Optimal policies under single constraints are index-based with dual adjustments.

Polynomial-time algorithms for multiple affine constraints are developed.

Numerical analysis shows trade-offs between fairness constraints and utility.

Abstract

We develop an algorithmic framework to incorporate "ex-ante" constraints on outcomes (that hold only on average) into stateful sequential search with costly inspection. Our framework encompasses the classical Weitzman's Pandora's box [Weitzman, 1979] as well as its extensions to joint Markovian scheduling [Dumitriu et al., 2003; Gittins, 1979], modeling richer processes such as multistage search with multiple layers of inspection. Ex-ante constraints in search are particularly motivated by social considerations in algorithmic hiring, where they adjust outcome distributions to promote equity and access. Building on the optimality of index-based policies in the unconstrained problems, we show that optimal policies under a single ex-ante constraint (e.g., demographic parity) retain an index-based structure but require (i) dual-based adjustments of the indices and (ii) randomization between two such adjustments via a "tie-breaking rule," both easy to compute and economically interpretable. We then extend our results to handle multiple affine constraints by reduction to a variant of the exact Carath\'eodory problem and providing a polynomial-time algorithm to construct an optimal randomized dual-adjusted index-based policy that satisfies all constraints simultaneously. For general affine and convex constraints, we develop a primal-dual algorithm that randomizes over a polynomial number of dual-based adjustments, yielding a near-feasible, near-optimal policy.

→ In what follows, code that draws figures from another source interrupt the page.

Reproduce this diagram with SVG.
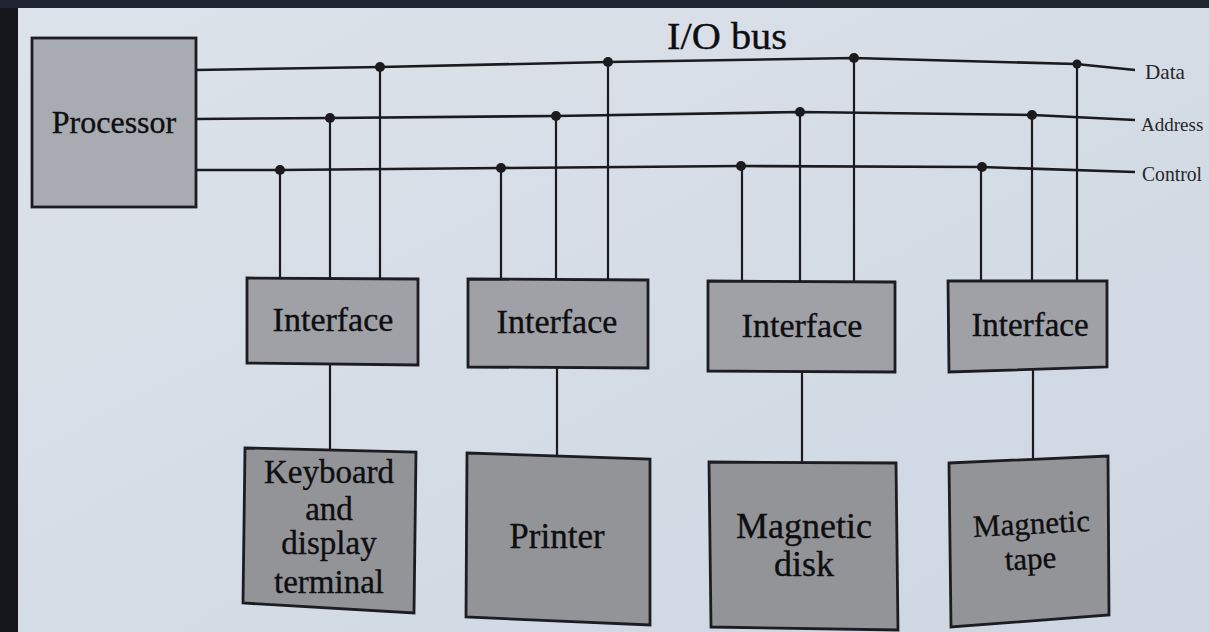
<svg xmlns="http://www.w3.org/2000/svg" width="1209" height="632" viewBox="0 0 1209 632">
<defs>
<linearGradient id="bg" x1="0" y1="0" x2="1" y2="1">
<stop offset="0" stop-color="#dde3ea"/>
<stop offset="1" stop-color="#cdd6e2"/>
</linearGradient>
<style>
.bus{fill:none;stroke:#1a1a1f;stroke-width:2.6;stroke-linejoin:round}
.wire{stroke:#1a1a1f;stroke-width:2.2}
.dot{fill:#1a1a1f}
.box{stroke:#1c1c22;stroke-width:2.8}
.iface{fill:#9fa1a6}
.dev{fill:#939498}
.lbl{font-family:"Liberation Serif","DejaVu Serif",serif;fill:#0e0e10;text-anchor:middle;stroke:#0e0e10;stroke-width:0.35}
.bl{font-family:"Liberation Serif","DejaVu Serif",serif;fill:#26262a;font-size:22px}
</style>
</defs>
<rect width="1209" height="632" fill="url(#bg)"/>
<rect x="0" y="0" width="18" height="632" fill="#15171c"/>
<rect x="0" y="0" width="1209" height="8" fill="#1e2430"/>

<g id="connectors">
<polyline class="bus" points="196,70 380,67 608,62 854,58 1076,64 1135,70"/>
<polyline class="bus" points="196,119 330,118 555,116 800,112 1033,115 1135,120"/>
<polyline class="bus" points="196,170 280,170 501,168 741,166 982,167 1135,172"/>
<line class="wire" x1="280" y1="170" x2="280" y2="278"/>
<line class="wire" x1="330" y1="118" x2="330" y2="278"/>
<line class="wire" x1="380" y1="67" x2="380" y2="278"/>
<line class="wire" x1="501" y1="168" x2="501" y2="279"/>
<line class="wire" x1="556" y1="116" x2="556" y2="279"/>
<line class="wire" x1="608" y1="62" x2="608" y2="279"/>
<line class="wire" x1="742" y1="166" x2="742" y2="281"/>
<line class="wire" x1="800" y1="112" x2="800" y2="281"/>
<line class="wire" x1="854" y1="58" x2="854" y2="281"/>
<line class="wire" x1="981" y1="167" x2="981" y2="281"/>
<line class="wire" x1="1032" y1="115" x2="1032" y2="281"/>
<line class="wire" x1="1077" y1="64" x2="1077" y2="281"/>
<line class="wire" x1="330" y1="364" x2="330" y2="449"/>
<line class="wire" x1="557" y1="367" x2="557" y2="455"/>
<line class="wire" x1="802" y1="372" x2="802" y2="462"/>
<line class="wire" x1="1033" y1="369" x2="1033" y2="458"/>
<circle class="dot" cx="380" cy="67" r="5"/>
<circle class="dot" cx="608" cy="62" r="5"/>
<circle class="dot" cx="854" cy="58" r="5"/>
<circle class="dot" cx="1077" cy="64" r="4.5"/>
<circle class="dot" cx="330" cy="118" r="5"/>
<circle class="dot" cx="556" cy="116" r="5"/>
<circle class="dot" cx="800" cy="112" r="5"/>
<circle class="dot" cx="1032" cy="115" r="5"/>
<circle class="dot" cx="280" cy="170" r="5"/>
<circle class="dot" cx="501" cy="168" r="5"/>
<circle class="dot" cx="741" cy="166" r="5"/>
<circle class="dot" cx="982" cy="167" r="5"/>
</g>

<g id="bus-labels">
<text class="lbl" x="727" y="49" font-size="37" textLength="120" lengthAdjust="spacingAndGlyphs">I/O bus</text>
<text class="bl" x="1145" y="79" textLength="40" lengthAdjust="spacingAndGlyphs">Data</text>
<text class="bl" x="1141" y="131" font-size="19" style="font-size:19px">Address</text>
<text class="bl" x="1142" y="181" textLength="60" lengthAdjust="spacingAndGlyphs">Control</text>
</g>

<g id="processor">
<rect class="box" x="32" y="38" width="164" height="169" fill="#a8abb1"/>
<text class="lbl" x="114" y="133" font-size="32">Processor</text>
</g>

<g id="interface1">
<polygon class="box iface" points="247,278 418,279 418,365 247,363"/>
<text class="lbl" x="333" y="331" font-size="34">Interface</text>
</g>
<g id="interface2">
<polygon class="box iface" points="468,279 648,280 648,368 468,367"/>
<text class="lbl" x="557" y="333" font-size="34">Interface</text>
</g>
<g id="interface3">
<polygon class="box iface" points="708,281 895,282 895,372 708,371"/>
<text class="lbl" x="802" y="337" font-size="34">Interface</text>
</g>
<g id="interface4">
<polygon class="box iface" points="948,281 1107,281 1107,367 949,372"/>
<text class="lbl" x="1030" y="336" font-size="33">Interface</text>
</g>

<g id="keyboard">
<polygon class="box dev" points="245,448 416,452 414,613 243,603"/>
<text class="lbl" x="329" y="483" font-size="33">Keyboard</text>
<text class="lbl" x="329" y="520" font-size="33">and</text>
<text class="lbl" x="329" y="554" font-size="33">display</text>
<text class="lbl" x="329" y="593" font-size="33">terminal</text>
</g>
<g id="printer">
<polygon class="box dev" points="467,453 650,459 650,625 466,617"/>
<text class="lbl" x="557" y="548" font-size="35">Printer</text>
</g>
<g id="disk">
<polygon class="box dev" points="709,462 896,463 898,630 711,627"/>
<text class="lbl" x="804" y="538" font-size="36">Magnetic</text>
<text class="lbl" x="804" y="576" font-size="36">disk</text>
</g>
<g id="tape">
<polygon class="box dev" points="949,463 1108,456 1109,615 951,627"/>
<text class="lbl" x="1032" y="534" font-size="31" transform="rotate(-3 1032 534)">Magnetic</text>
<text class="lbl" x="1031" y="569" font-size="31" transform="rotate(-3 1031 569)">tape</text>
</g>
</svg>
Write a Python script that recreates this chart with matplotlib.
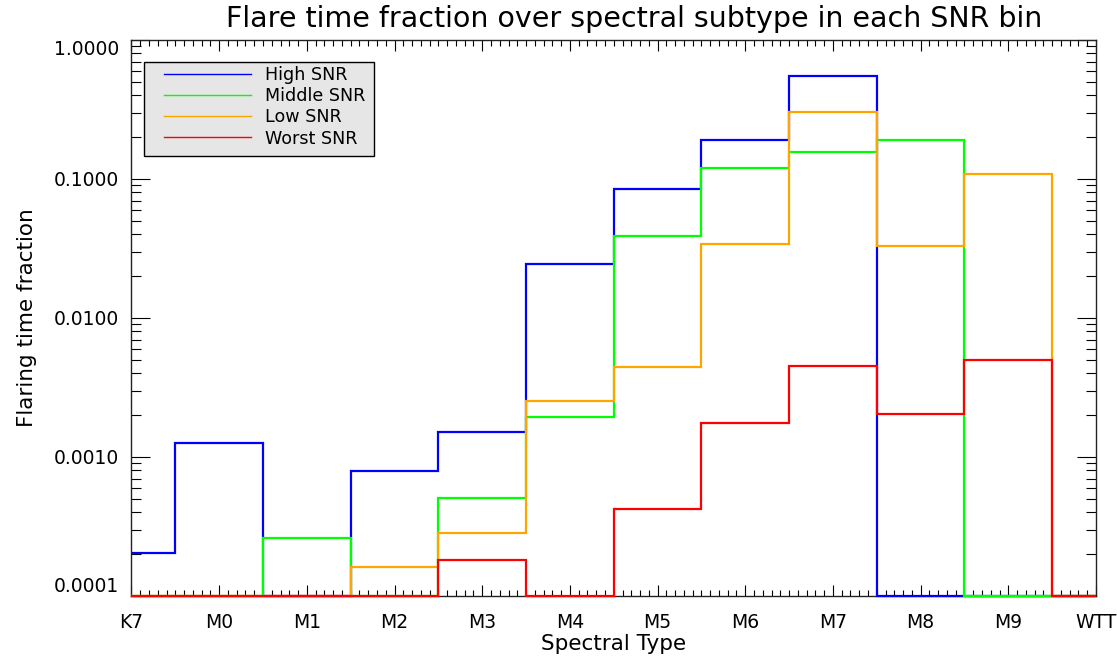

All these results rely on the key observation that a suitable relaxation of the Lagrange dual function for these constrained problems admits index-based policies akin to those in the unconstrained setting. Finally, through a numerical study, we investigate the implications of various socially aware ex-ante constraints on the utilitarian loss (price of fairness), and examine whether they achieve their intended socially desirable outcomes.